Working with NI allows us to validate these algorithms in a real-world test environment and demonstrate tangible energy-saving performance. This collaboration bridges academic innovation and industrial test platforms, showing how AI can make next-generation networks both smarter and greener.

Dr. Chan-Byoung Chae

Underwood Distinguished Professor at Yonsei University

Together, these capabilities allow researchers to understand what the real impact at the base-station level is when an ML model claims an energy efficiency gain. For 6G research, this kind of transparency is essential. Without it, operators may overestimate ML’s potential or implement models that save power in one area only to increase it elsewhere. With it, engineers can finally close the loop between design, test, verification, and optimization to push toward aggressive net zero goals with confidence.

Early Results Point to Transformational Gains

While research is ongoing, early findings indicate that ML-driven optimization could reduce total base station power consumption by up to 33 percent. If scaled across the US, this reduction translates to the electricity usage of approximately one million households. Globally, the impact would be immense. A 33 percent reduction isn’t just a sustainability milestone, it’s a fundamentally different cost structure for operators. Lower OpEx means:

 

  • Greater profitability
  • More accessible rural coverage
  • Smoother transitions between generations
  • Flexibility to support new applications without new carbon burdens

For operators like AT&T who have publicly stated that 6G must deliver efficiency gains for the technology to be economically viable this shift is not optional. Sustainability and affordability are interconnected.

Why Sustainability Must Be Built Into 6G from the Start

The industry can’t wait until 6G deployments are underway to tackle power consumption. Unlike 5G, the economics won’t work if operators retrofit sustainability later.
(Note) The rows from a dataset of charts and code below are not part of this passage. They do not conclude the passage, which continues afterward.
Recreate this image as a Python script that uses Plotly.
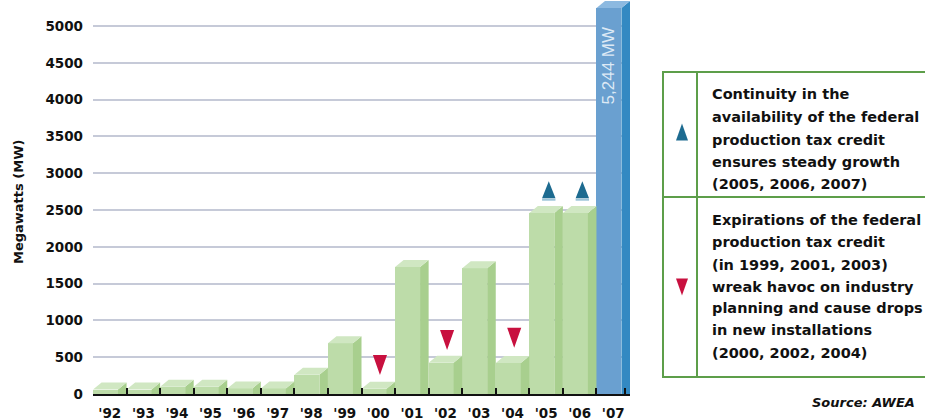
import plotly.graph_objects as go

# ---------------- data ----------------
years = ["'92", "'93", "'94", "'95", "'96", "'97", "'98", "'99",
         "'00", "'01", "'02", "'03", "'04", "'05", "'06", "'07"]
capacity_mw = [60, 60, 100, 100, 75, 75, 260, 690,
               70, 1725, 425, 1710, 420, 2460, 2460, 5244]
highlight_year = "'07"

up_years = ["'05", "'06"]
up_level = [2660, 2660]
down_years = ["'00", "'02", "'04"]
down_level = [530, 870, 900]

y_ticks = [0, 500, 1000, 1500, 2000, 2500, 3000, 3500, 4000, 4500, 5000]

legend_up_lines = ["Continuity in the", "availability of the federal",
                   "production tax credit", "ensures steady growth",
                   "(2005, 2006, 2007)"]
legend_down_lines = ["Expirations of the federal", "production tax credit",
                     "(in 1999, 2001, 2003)", "wreak havoc on industry",
                     "planning and cause drops", "in new installations",
                     "(2000, 2002, 2004)"]
source_text = "Source: AWEA"
y_title = "Megawatts (MW)"

# ---------------- geometry / style ----------------
W, H = 925, 420
L, R_PX, T, B = 93, 630, 0, 394          # plot area in pixels
Y_MAX = 5353
PX_Y = (B - T) / Y_MAX
DEPTH_Y = 7 / PX_Y                        # 3D depth in data units (vertical)
FRONT_W = 0.745                           # front face width (slot = 1)

GREEN = dict(front="#bddca9", side="#a8cf8e", top="#d0e7c2")
BLUE = dict(front="#6aa0d0", side="#3389c2", top="#8cb9e0")
RED_TRI = "#c8103f"
BLUE_TRI = "#1d6b90"
BOX = "#5d9e4a"
FONT = "DejaVu Sans"


def pp(x, y):
    """pixel -> paper coordinates"""
    return (x - L) / (R_PX - L), (B - y) / (B - T)


idx = list(range(len(years)))
pos = {y: i for i, y in enumerate(years)}
is_hi = [y == highlight_year for y in years]

fig = go.Figure()

# front faces
fig.add_trace(go.Bar(
    x=idx, y=capacity_mw, width=FRONT_W, offset=-0.5,
    marker=dict(color=[BLUE["front"] if h else GREEN["front"] for h in is_hi],
                line=dict(width=0)),
    hoverinfo="skip", showlegend=False))

# side and top faces
for pal, sel in ((GREEN, False), (BLUE, True)):
    sx, sy, tx, ty = [], [], [], []
    for i, v, h in zip(idx, capacity_mw, is_hi):
        if h != sel:
            continue
        a = i - 0.5 + FRONT_W
        b = i + 0.5
        sx += [a, a, b, b, a, None]
        sy += [0, v, v + DEPTH_Y, 0, 0, None]
        sh = b - a
        tx += [i - 0.5, a, b, i - 0.5 + sh, i - 0.5, None]
        ty += [v, v, v + DEPTH_Y, v + DEPTH_Y, v, None]
    fig.add_trace(go.Scatter(x=sx, y=sy, fill="toself", fillcolor=pal["side"],
                             mode="none", hoverinfo="skip", showlegend=False))
    fig.add_trace(go.Scatter(x=tx, y=ty, fill="toself", fillcolor=pal["top"],
                             mode="none", hoverinfo="skip", showlegend=False))

# up triangles
ux, uy, lx, ly = [], [], [], []
tri_h_up = 17 / PX_Y
for yr, lv in zip(up_years, up_level):
    c = pos[yr] + 0.08
    ux += [c - 0.2, c + 0.2, c, c - 0.2, None]
    uy += [lv, lv, lv + tri_h_up, lv, None]
    lx += [c - 0.2, c + 0.2, None]
    ly += [lv - 1.5 / PX_Y, lv - 1.5 / PX_Y, None]
fig.add_trace(go.Scatter(x=lx, y=ly, mode="lines", line=dict(color="#9cc4d8", width=2),
                         hoverinfo="skip", showlegend=False))
fig.add_trace(go.Scatter(x=ux, y=uy, fill="toself", fillcolor=BLUE_TRI, mode="none",
                         hoverinfo="skip", showlegend=False))

# down triangles
dx, dy = [], []
tri_h_dn = 20 / PX_Y
for yr, lv in zip(down_years, down_level):
    c = pos[yr] + 0.05
    dx += [c - 0.21, c + 0.21, c, c - 0.21, None]
    dy += [lv, lv, lv - tri_h_dn, lv, None]
fig.add_trace(go.Scatter(x=dx, y=dy, fill="toself", fillcolor=RED_TRI, mode="none",
                         hoverinfo="skip", showlegend=False))

annotations = []
# value label in highlighted bar
hi_i = pos[highlight_year]
hi_v = capacity_mw[hi_i]
annotations.append(dict(
    x=hi_i - 0.5 + FRONT_W / 2, y=hi_v - 17 / PX_Y, xref="x", yref="y",
    text=f"{hi_v:,} MW", textangle=-90, showarrow=False,
    xanchor="center", yanchor="top",
    font=dict(family="Liberation Sans", size=17, color="#dde9f5")))

# y title
tx_, ty_ = pp(18, 202)
annotations.append(dict(x=tx_, y=ty_, xref="paper", yref="paper", text=y_title,
                        textangle=-90, showarrow=False, xanchor="center", yanchor="middle",
                        font=dict(family=FONT, size=13, color="#111", weight="bold")))

# legend text
up_y = [94, 117, 140, 162, 184]
dn_y = [220, 242, 265, 287, 308, 330, 353]
for lines, ys in ((legend_up_lines, up_y), (legend_down_lines, dn_y)):
    for t, yy in zip(lines, ys):
        ax, ay = pp(710, yy)
        annotations.append(dict(x=ax, y=ay, xref="paper", yref="paper", text=t,
                                showarrow=False, xanchor="left", yanchor="middle",
                                font=dict(family=FONT, size=14.5, color="#111",
                                          weight="bold")))

sx_, sy_ = pp(917, 403)
annotations.append(dict(x=sx_, y=sy_, xref="paper", yref="paper", text=source_text,
                        showarrow=False, xanchor="right", yanchor="middle",
                        font=dict(family=FONT, size=13, color="#111",
                                  weight="bold", style="italic")))

shapes = []
# legend box
bx0, by0 = pp(663, 72)
bx1, by1 = pp(945, 377)
shapes.append(dict(type="rect", xref="paper", yref="paper", x0=bx0, y0=by1, x1=bx1, y1=by0,
                   line=dict(color=BOX, width=2), fillcolor="rgba(0,0,0,0)"))
vx, _ = pp(697, 0)
shapes.append(dict(type="line", xref="paper", yref="paper", x0=vx, x1=vx, y0=by1, y1=by0,
                   line=dict(color=BOX, width=2)))
_, hy = pp(0, 197)
shapes.append(dict(type="line", xref="paper", yref="paper", x0=bx0, x1=bx1, y0=hy, y1=hy,
                   line=dict(color=BOX, width=2)))


def tri_path(cx, cy, w, h, up):
    if up:
        pts = [(cx - w / 2, cy + h / 2), (cx + w / 2, cy + h / 2), (cx, cy - h / 2)]
    else:
        pts = [(cx - w / 2, cy - h / 2), (cx + w / 2, cy - h / 2), (cx, cy + h / 2)]
    pts = [pp(x, y) for x, y in pts]
    return "M{},{} L{},{} L{},{} Z".format(*[c for p in pts for c in p])


shapes.append(dict(type="path", xref="paper", yref="paper",
                   path=tri_path(682, 132, 12, 17, True),
                   fillcolor=BLUE_TRI, line=dict(width=0)))
shapes.append(dict(type="path", xref="paper", yref="paper",
                   path=tri_path(682, 287, 12, 17, False),
                   fillcolor=RED_TRI, line=dict(width=0)))

fig.update_layout(
    width=W, height=H,
    margin=dict(l=L, r=W - R_PX, t=T, b=H - B, pad=0),
    paper_bgcolor="white", plot_bgcolor="white",
    bargap=0, showlegend=False,
    annotations=annotations, shapes=shapes,
    xaxis=dict(range=[-0.5, 15.5], tickmode="array", tickvals=idx, ticktext=years,
               ticks="", showgrid=False, zeroline=False,
               showline=True, linecolor="#111", linewidth=2,
               tickfont=dict(family=FONT, size=13.5, color="#111", weight="bold"),
               ticklabelstandoff=6,
               minor=dict(tickmode="array", tickvals=[i + 0.5 for i in idx[:-1]] + [15.35],
                          ticks="inside", ticklen=6, tickwidth=2, tickcolor="#111",
                          showgrid=False)),
    yaxis=dict(range=[0, Y_MAX], tickmode="array", tickvals=y_ticks,
               ticktext=[str(v) for v in y_ticks],
               showgrid=True, gridcolor="#c6cad8", gridwidth=2,
               zeroline=False, showline=False, ticks="",
               ticklabelstandoff=9,
               tickfont=dict(family=FONT, size=13.5, color="#111", weight="bold")),
)

fig.write_html("out.html")
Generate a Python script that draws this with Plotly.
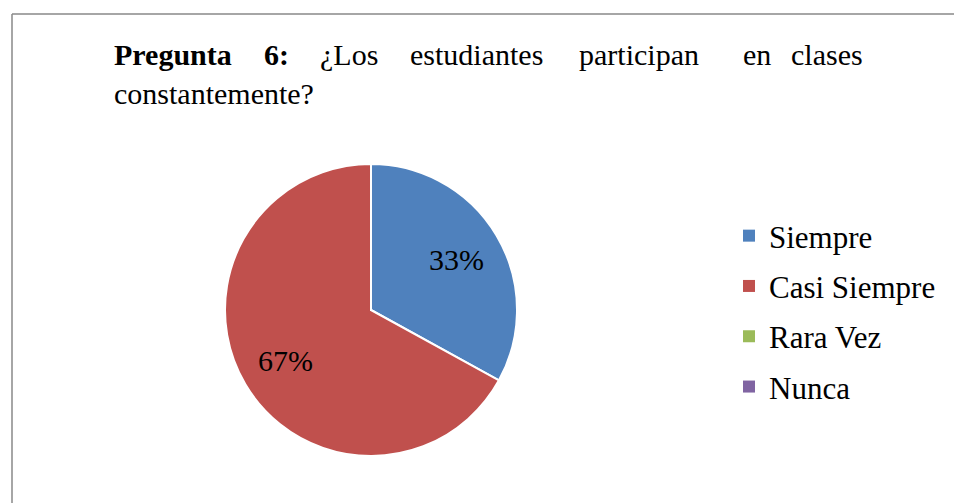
import math
import plotly.graph_objects as go

labels = ["Siempre", "Casi Siempre", "Rara Vez", "Nunca"]
values = [33, 67, 0, 0]
colors = ["#4F81BD", "#C0504D", "#9BBB59", "#8064A2"]

title_line1 = ["<b>Pregunta</b>", "<b>6:</b>", "¿Los", "estudiantes", "participan", "en", "clases"]
title_line1_x = [112, 262, 318, 408, 577, 741, 865]
title_line2 = "constantemente?"

W, H = 954, 503
FONT = "Liberation Serif, Times New Roman, serif"

# pie placement in pixels
cx, cy, R = 371, 310, 146

total = sum(values)

fig = go.Figure()

fig.add_trace(go.Pie(
    labels=labels, values=values, textinfo="none",
    marker=dict(colors=colors, line=dict(color="white", width=2)),
    sort=False, direction="clockwise", rotation=0,
    domain=dict(x=[(cx - R) / W, (cx + R) / W], y=[1 - (cy + R) / H, 1 - (cy - R) / H]),
    showlegend=False, hoverinfo="label+percent",
))

# percentage labels along each slice's bisector
cum = 0
for v in values:
    if v:
        mid = 2 * math.pi * (cum + v / 2) / total
        px = cx + 0.68 * R * math.sin(mid)
        py = cy - 0.68 * R * math.cos(mid)
        fig.add_annotation(
            text=f"{round(100 * v / total)}%", x=px / W, y=1 - py / H,
            xref="paper", yref="paper", xanchor="center", yanchor="middle",
            showarrow=False, font=dict(family=FONT, size=30, color="black"),
        )
    cum += v

# legend entries (incl. zero-valued categories)
for lab, c in zip(labels, colors):
    fig.add_trace(go.Scatter(
        x=[None], y=[None], mode="markers", name=lab, legendgroup=lab,
        marker=dict(symbol="square", size=12, color=c),
    ))

for i, (w, px) in enumerate(zip(title_line1, title_line1_x)):
    fig.add_annotation(
        text=w, x=px / W, y=1 - 55 / H, xref="paper", yref="paper",
        xanchor="right" if i == len(title_line1) - 1 else "left", yanchor="middle",
        showarrow=False, font=dict(family=FONT, size=30, color="black"),
    )
fig.add_annotation(
    text=title_line2, x=112 / W, y=1 - 93 / H, xref="paper", yref="paper",
    xanchor="left", yanchor="middle",
    showarrow=False, font=dict(family=FONT, size=30, color="black"),
)

# frame
fig.add_shape(type="line", xref="paper", yref="paper", x0=12 / W, x1=1, y0=1 - 14 / H, y1=1 - 14 / H,
              line=dict(color="#898989", width=1.5))
fig.add_shape(type="line", xref="paper", yref="paper", x0=12 / W, x1=12 / W, y0=0, y1=1 - 14 / H,
              line=dict(color="#898989", width=1.5))

fig.update_layout(
    width=W, height=H,
    margin=dict(l=0, r=0, t=0, b=0),
    paper_bgcolor="white", plot_bgcolor="white",
    xaxis=dict(visible=False), yaxis=dict(visible=False),
    legend=dict(
        x=729 / W, y=1 - 209 / H, xanchor="left", yanchor="top",
        font=dict(family=FONT, size=31, color="black"),
        tracegroupgap=7, itemwidth=30, bgcolor="rgba(0,0,0,0)",
    ),
)

fig.write_html("out.html", config={"displayModeBar": False},
               post_script="document.body.style.margin='0';")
This is why standards bodies, research institutions, and industry partners are aligning around a shared priority: build a sustainable foundation into the architecture itself.

 

Three principles are emerging as core to that vision:

 

  1. Efficiency as a first-class KPI—Throughput and latency have traditionally dominated wireless design. 6G is adding energy per bit, and system-level energy efficiency, as equally important performance metrics.
  2. Intelligence everywhere—From the RAN to the core to the edge, ML will be deeply embedded. And because AI itself also consumes power, efficient ML architectures must be part of the equation.
  3. Holistic, system-level measurement—The industry must evaluate energy usage not in isolated components but across the entire network stack. This is where testbeds like ours and Yonsei’s become foundational.

Toward an Intelligent, Sustainable, AI-Native Network

The path to a greener wireless future won’t come from hardware alone. It will come from intelligent systems that learn, adapt, and optimize themselves. 6G is the first wireless generation where AI isn’t an enhancement, but a requirement. Sustainability isn’t the obstacle, it’s the opportunity.

 

By pairing advanced measurement systems with ML-driven algorithms, researchers are beginning to unlock breakthroughs that were impossible just a few years ago. Our collaboration with Yonsei University is one example of how academia and industry can accelerate progress together.

 

If the early results hold, the next generation of wireless networks won’t just be faster, more reliable, or more connected. They’ll be cleaner, smarter, and more aligned with our global climate commitments than any generation before. The work is far from finished. But for the first time, sustainability isn’t an afterthought—it’s the blueprint.